[R] how to efficiently compute set unique?

Tue Jun 22 04:01:17 CEST 2010

On Mon, Jun 21, 2010 at 8:38 PM, David Winsemius <dwinsemius at comcast.net> wrote:
>
> On Jun 21, 2010, at 9:18 PM, Duncan Murdoch wrote:
>
>> On 21/06/2010 9:06 PM, G FANG wrote:
>>>
>>> Hi,
>>>
>>> I want to get the unique set from a large numeric k by 1 vector, k is
>>> in tens of millions
>>>
>>> when I used the matlab function unique, it takes less than 10 secs
>>>
>>> but when I tried to use the unique in R with similar CPU and memory,
>>> it is not done in minutes
>>>
>>> I am wondering, am I using the function in the right way?
>>>
>>> dim(cntxtn)
>>> [1] 13584763        1
>>> uniqueCntxt = unique(cntxtn);    # this is taking really long
>>
>> What type is cntxtn?  If I do that sort of thing on a numeric vector, it's
>> quite fast:
>>
>> > x <- sample(100000, size=13584763, replace=T)
>> > system.time(unique(x))
>>  user  system elapsed
>>  3.61    0.14    3.75
>
> If it's a factor, it could be as simple as:
>
> levels(cntxtn)  # since the work of "unique-ification" has already been
> done.

Not quite.  When you generate a factor, as you do in your example, the
levels correspond to the unique values of the original vector.  But
when you take a subset of a factor the levels are preserved intact,
even if some of those levels do not occur in the subset.  This is why
there are unusual arguments with names like drop.unused.levels in
functions like model.frame.  It is also a subtle difference in the
behavior of factor(x) and as.factor(x) when x is already a factor.

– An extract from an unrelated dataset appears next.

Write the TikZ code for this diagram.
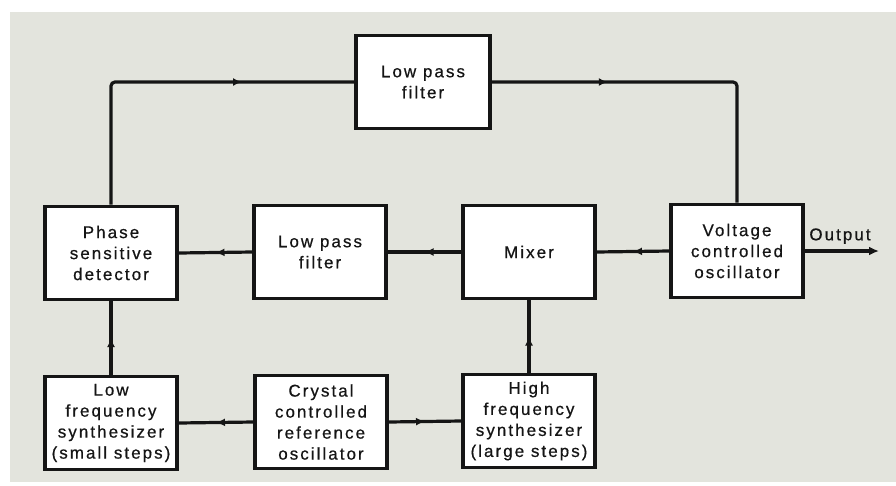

> ff <- factor(sample.int(200, 1000, replace = TRUE))
> ff1 <- ff[1:40]
> length(levels(ff))
[1] 199
> length(levels(ff1))
[1] 199
> length(levels(as.factor(ff1)))
[1] 199
> length(levels(factor(ff1)))
[1] 34

>> x <- factor(sample(100000, size=13584763, replace=T))
>> system.time(levels(x))
>   user  system elapsed
>      0       0       0
>> system.time(y <- levels(x))
>   user  system elapsed
>      0       0       0